Stowaway on-board ‘Aquitania’ – WX16931 OSWALD, Henry Christopher (aka  Hugh) ‘Horse’ or ‘Harry’ 

WX16931 Henry Christopher aka  Hugh Christopher
Oswald was originally assigned as a reinforcement for 2/16th Battalion but whilst on pre-embarkation leave he became ill and missed his draft.
WX16931 Henry Christopher aka  Hugh Christopher and ‘Horse’  – he was the stowaway  on ‘Aquitania’.
He had enlisted 22 July 1941 at Claremont.
Fearful he would miss all the action, the determined 19 year old Oswald got himself onboard the ‘Aquitania’ which sailed from Gauge Roads off Fremantle on the afternoon of 16th January 1942.
This would not have been too challenging to undertake – ‘Aquitania’ was anchored for one night only.  The 2/4th on board via Darwin, had been ordered they ‘were not to take leave’ i.e. No Leave Granted,  which distressed and angered the boys as they had been away from home and WA for about 6 months training in SA and NT.  They wanted to see their families and loved ones before they went to war – not informed of their destination until they were underway from Fremantle to Singapore  of course they were aware of the odds – they may not survive.  This was their last chance for goodbye, for some an opportunity to see newborn babies
100 and 100s of 2/4th boys got themselves off ‘Aquitania’ while supplies and reinforcements from Northam were being loaded onto the ship from pontoons, etc.  There was madness with pontoons rocking pecariously.   (Most 2/4th managed to reboard before the ship sailed at midday the next day – but about 100 well-trained gunners were unable to do so, many of them locked up by local Military Police who would not release them).
The other nearly 2,000 soldiers on ‘Aquitania’ were reinforcements  to top up the depleted 8th Division Battalions who had suffered heavy losses during intense fighting  in Malaysia.  The men were new enlistments.
He was officially transferred to 2/4th on the same day from 2/16th Battalion reinforcements.  He joined ‘E’ Company and was fortunate to survive the Japanese surprise attack at south west Bukit Timah on 12 Feb 1942.
On the last day of fighting before capitulation to Japan,  Oswald was shell shocked and admitted to 2/9th Field Ambulance on 15 Feb 1942.   Admitted to 2/13th Australian General Hospital on 16th and discharged to unit on 21st Feb.
From Singapore, ‘Horse’ or ‘Harry’ as he was known, was selected in 1943 to work on Burma-Thai railway with ‘D’ Force Thailand V Battalion.   ‘V’ Battalion had the highest death rate of ‘D’ Force, 50% of the men did not return from  Thailand due to starvation, tropical illnesses, working very long like slaves in tough conditions without shoes and clothing, under spiteful and bullying guards who saw these weakened men as targets for their sadism and their appalling living  conditions in muddied camps in rainy conditions.
Henry Christopher Oswald was evacuated sick from Kuii Camp, Burma -Thai Railway and died of dysentery at Kanchanaburi Base Hospital on 7 November 1943 aged 21 years.
Oswald recorded his NOK as his married sister Elizabeth Luff, 94 Onslow Road, Shenton Park.  In 1953 his medals were posted to Elizabeth Luff at 24 Gill Street, Mosman Park.  We believe Elizabeth may have died 1 October 1964 aged 47 years at North Innaloo.  We have been unable to identify Elizabeth’s husband’s name, nor the names of his parents.

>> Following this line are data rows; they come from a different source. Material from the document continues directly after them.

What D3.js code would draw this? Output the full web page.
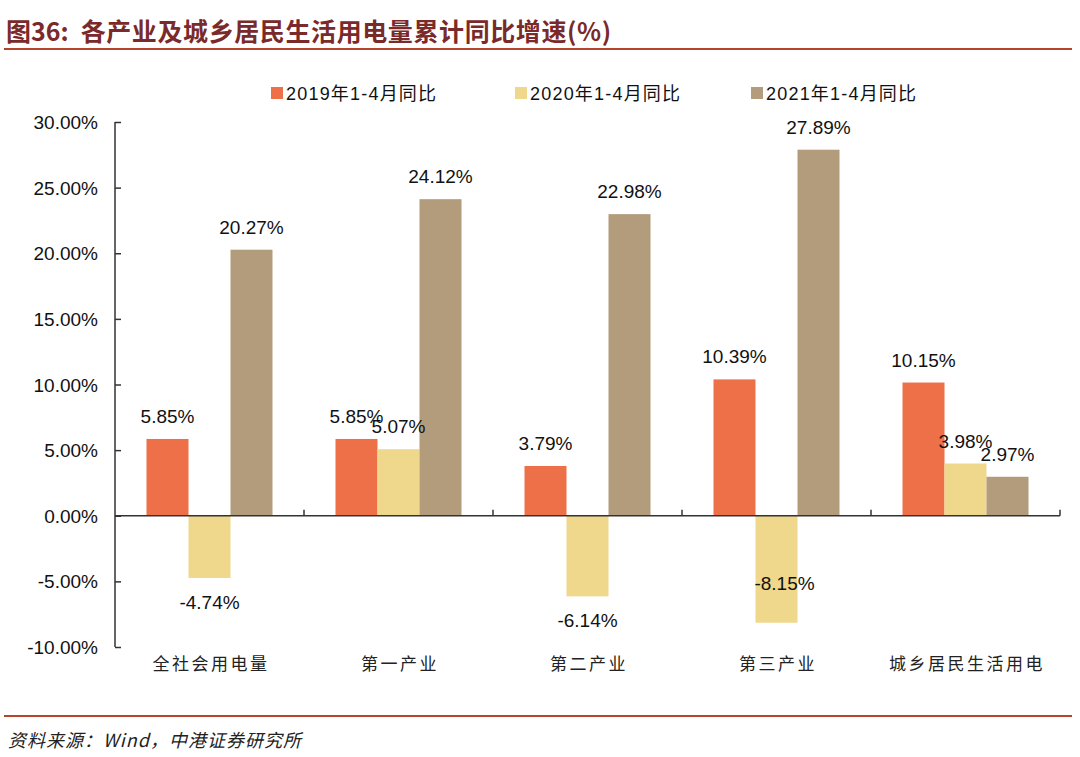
<!doctype html>
<meta charset="utf-8" />
<style>
    body { margin: 0; background: #fff; }
    text { font-family: "Liberation Sans", Arial, sans-serif; }
</style>
<svg></svg>

<script src="https://cdn.jsdelivr.net/npm/d3@7"></script>

<script>
    var categories = ['全社会用电量', '第一产业', '第二产业', '第三产业', '城乡居民生活用电'];
    var seriesNames = ['2019年1-4月同比', '2020年1-4月同比', '2021年1-4月同比'];
    var s2019 = [5.85, 5.85, 3.79, 10.39, 10.15];
    var s2020 = [-4.74, 5.07, -6.14, -8.15, 3.98];
    var s2021 = [20.27, 24.12, 22.98, 27.89, 2.97];
    var yTicks = [-10, -5, 0, 5, 10, 15, 20, 25, 30];
    var colors = ['#EE7049', '#EFD78B', '#B39C7C'];

    var W = 1080, H = 757;
    var svg = d3.select('svg')
        .attr('width', W)
        .attr('height', H)

    // title + rules
    var title = svg.append('text')
        .attr('x', 6)
        .attr('y', 41)
        .style('fill', '#7A2A2A')
        .style('font-size', '25px')
        .style('font-weight', 'bold')
    title.append('tspan').text('图36:')
        .style('font-family', '"Noto Sans CJK SC", sans-serif')
    title.append('tspan').attr('dx', 12).text('各产业及城乡居民生活用电量累计同比增速(%)')
        .style('font-family', '"Noto Sans CJK SC", sans-serif')
        .style('letter-spacing', '0.6px')

    svg.append('line')
        .attr('x1', 4).attr('x2', 1072).attr('y1', 49).attr('y2', 49)
        .style('stroke', '#B5452A').style('stroke-width', 2)
    svg.append('line')
        .attr('x1', 4).attr('x2', 1072).attr('y1', 716).attr('y2', 716)
        .style('stroke', '#B5452A').style('stroke-width', 2)

    svg.append('text')
        .attr('x', 8)
        .attr('y', 747)
        .style('font-size', '18px')
        .style('font-style', 'italic')
        .style('letter-spacing', '1px')
        .style('font-family', '"Noto Sans CJK SC", sans-serif')
        .style('fill', '#222')
        .text('资料来源：Wind，中港证券研究所')

    // scales
    var y = d3.scaleLinear().domain([-10, 30]).range([647, 122]);
    var x = d3.scaleBand().domain(categories).range([115, 1060]).padding(0);
    var xs = d3.scaleBand().domain([0, 1, 2])
        .range([x.bandwidth() / 6, x.bandwidth() * 5 / 6]).padding(0);

    var rows = categories.map(function (c, i) {
        return { cat: c, vals: [s2019[i], s2020[i], s2021[i]] };
    });

    // bars
    var g = svg.append('g');
    var groups = g.selectAll('g.cat').data(rows).enter().append('g')
        .attr('transform', function (d) { return 'translate(' + x(d.cat) + ',0)'; });

    groups.selectAll('rect').data(function (d) { return d.vals; }).enter().append('rect')
        .attr('x', function (d, i) { return xs(i); })
        .attr('width', xs.bandwidth())
        .attr('y', function (d) { return y(Math.max(0, d)); })
        .attr('height', function (d) { return Math.abs(y(d) - y(0)); })
        .style('fill', function (d, i) { return colors[i]; });

    // labels below deep negative bars would hit the category names, so pull them inside
    function tooLow(d) { return d < 0 && y(d) + 31 > 640; }

    groups.selectAll('text.val').data(function (d) { return d.vals; }).enter().append('text')
        .attr('class', 'val')
        .attr('x', function (d, i) { return xs(i) + xs.bandwidth() / 2 + (tooLow(d) ? 8 : 0); })
        .attr('y', function (d) {
            if (d >= 0) return y(d) - 16;
            return tooLow(d) ? y(d) - 33 : y(d) + 31;
        })
        .attr('text-anchor', 'middle')
        .style('font-size', '19px')
        .style('fill', '#111')
        .text(function (d) { return d.toFixed(2) + '%'; });

    // y axis
    var yAxis = d3.axisRight(y).tickValues(yTicks).tickSize(6).tickFormat('');
    var ya = svg.append('g').attr('transform', 'translate(115,0)').call(yAxis);
    ya.selectAll('path, line').style('stroke', '#333').style('stroke-width', 1.5);
    ya.select('.domain').attr('d', 'M0,' + y(30) + 'V' + y(-10));

    svg.append('g').selectAll('text').data(yTicks).enter().append('text')
        .attr('x', 98)
        .attr('y', function (d) { return y(d) + 7; })
        .attr('text-anchor', 'end')
        .style('font-size', '19px')
        .style('fill', '#111')
        .text(function (d) { return d.toFixed(2) + '%'; });

    // x axis (zero line + ticks between categories)
    svg.append('line')
        .attr('x1', 115).attr('x2', 1060).attr('y1', y(0)).attr('y2', y(0))
        .style('stroke', '#333').style('stroke-width', 1.5)
    svg.append('g').selectAll('line').data(categories.slice(1).concat(['end'])).enter().append('line')
        .attr('x1', function (d) { return d === 'end' ? 1060 : x(d); })
        .attr('x2', function (d) { return d === 'end' ? 1060 : x(d); })
        .attr('y1', y(0)).attr('y2', y(0) - 6)
        .style('stroke', '#333').style('stroke-width', 1.5)

    svg.append('g').selectAll('text').data(categories).enter().append('text')
        .attr('x', function (d) { return x(d) + x.bandwidth() / 2 + 1.5; })
        .attr('y', 670)
        .attr('text-anchor', 'middle')
        .style('font-size', '17px')
        .style('letter-spacing', '2.5px')
        .style('font-family', '"Noto Sans CJK SC", sans-serif')
        .style('fill', '#222')
        .text(function (d) { return d; });

    // legend
    var legendX = [271, 515, 751];
    var lg = svg.append('g').selectAll('g').data(seriesNames).enter().append('g')
        .attr('transform', function (d, i) { return 'translate(' + legendX[i] + ',87)'; });
    lg.append('rect')
        .attr('width', 12).attr('height', 12)
        .style('fill', function (d, i) { return colors[i]; });
    lg.append('text')
        .attr('x', 15).attr('y', 13)
        .style('font-size', '18px')
        .style('letter-spacing', '1.2px')
        .style('font-family', '"Liberation Sans", "Noto Sans CJK SC", sans-serif')
        .style('fill', '#111')
        .text(function (d) { return d; });
</script>
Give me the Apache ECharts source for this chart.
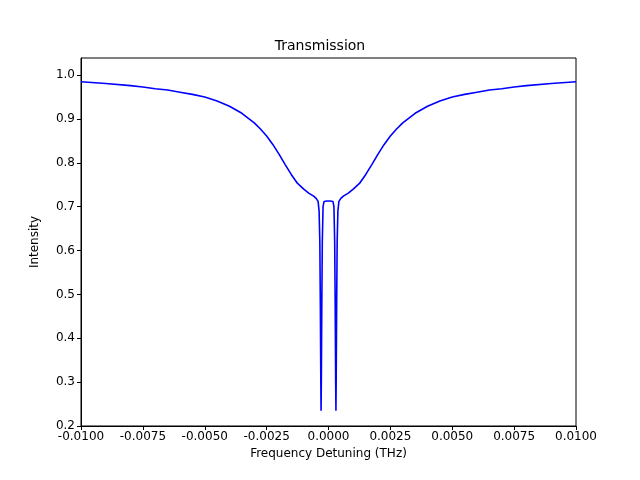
<!DOCTYPE html>
<html><head><meta charset="utf-8">
<script src="https://cdn.jsdelivr.net/npm/echarts@6/dist/echarts.min.js"></script>
<style>html,body{margin:0;padding:0;background:#fff}#c{width:640px;height:480px}</style>
</head><body><div id="c"></div>
<script>
const freq = [-0.01,-0.009,-0.008,-0.0075,-0.007,-0.0065,-0.006,-0.0055,-0.005,-0.0045,-0.004,-0.0035,-0.003,-0.00275,-0.0025,-0.00225,-0.002,-0.00175,-0.0015,-0.00125,-0.001,-0.0008,-0.0006,-0.0005,-0.00042,-0.00038,-0.00035,-0.00033,-0.00031,-0.0003,-0.00029,-0.00027,-0.00025,-0.00022,-0.00018,-0.00012,-0.00006,0,
0.00006,0.00012,0.00018,0.00022,0.00025,0.00027,0.00029,0.0003,0.00031,0.00033,0.00035,0.00038,0.00042,0.0005,0.0006,0.0008,0.001,0.00125,0.0015,0.00175,0.002,0.00225,0.0025,0.00275,0.003,0.0035,0.004,0.0045,0.005,0.0055,0.006,0.0065,0.007,0.0075,0.008,0.009,0.01];
const intensity = [0.985,0.981,0.976,0.973,0.969,0.966,0.961,0.956,0.950,0.941,0.929,0.913,0.891,0.877,0.861,0.842,0.820,0.796,0.773,0.753,0.740,0.731,0.724,0.719,0.712,0.69,0.62,0.48,0.30,0.235,0.30,0.48,0.62,0.70,0.712,0.714,0.713,0.712,
0.713,0.714,0.712,0.70,0.62,0.48,0.30,0.235,0.30,0.48,0.62,0.69,0.712,0.719,0.724,0.731,0.740,0.753,0.773,0.796,0.820,0.842,0.861,0.877,0.891,0.913,0.929,0.941,0.950,0.956,0.961,0.966,0.969,0.973,0.976,0.981,0.985];
const data = freq.map((f,i)=>[f,intensity[i]]);
const ax = {color:'#000',fontSize:12,fontFamily:'DejaVu Sans'};
const chart = echarts.init(document.getElementById('c'));
chart.setOption({
  animation:false,
  title:{text:'Transmission',left:'center',top:34,textStyle:{fontWeight:'normal',fontSize:14,color:'#000',fontFamily:'DejaVu Sans'}},
  grid:{left:81,right:64,top:58,bottom:54,show:true,borderColor:'#000',borderWidth:1},
  xAxis:{type:'value',min:-0.01,max:0.01,interval:0.0025,name:'Frequency Detuning (THz)',nameLocation:'middle',nameGap:22,nameTextStyle:ax,
    axisLine:{onZero:false,lineStyle:{color:'#000'}},axisTick:{inside:false,length:4,lineStyle:{color:'#000'}},splitLine:{show:false},
    axisLabel:Object.assign({margin:5,formatter:v=>v.toFixed(4)},ax)},
  yAxis:{type:'value',min:0.2,max:1.039,interval:0.1,name:'Intensity',nameLocation:'middle',nameGap:40,nameTextStyle:ax,
    axisLine:{show:true,onZero:false,lineStyle:{color:'#000'}},axisTick:{show:true,length:4,lineStyle:{color:'#000'}},splitLine:{show:false},
    axisLabel:Object.assign({margin:6,showMaxLabel:false,formatter:v=>v.toFixed(1)},ax)},
  series:[{type:'line',data:data,showSymbol:false,smooth:false,lineStyle:{color:'#0000ff',width:1.6}}]
});
</script></body></html>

Some of the barbaric cruelty V Battalion endured:

WX8425       Leadbitter, Edward Johnathan died 10/10/1943 cholera, aged 24 years (prior to his death, Ted Leadbitter was severely kicked and beaten unconscious by ‘Black Cat’, Brutal Japanese engineer.) Photo below.

William  Andrew Dwyer WX10390, D Force Thailand V Battalion
Dwyer William A
had been in a weak and delirious state thought to be brought on by cerebral malaria. He had been placed in a cholera camp. A sadistic Japanese Engineer Corporal known as ‘Black Cat’ took great delight in beating Bill Dwyer unconscious.   ‘Black Cat’ then pushed bamboo sticks into Bill’s ears and eyes! Another POW witness said Bill stood up magnificently to what was an unprovoked barbaric attack on a seriously ill man. Bill Dwyer died on the night of 22 August 1943. Lieutenant ‘Scotty’ Howell, 2/3rd Reserve Motor Transport Company witnessed this insane and sickening act – it is thought Bill Dwyer was with ‘W’ Party when attacked with such depravity. Tom Gough was also on this party.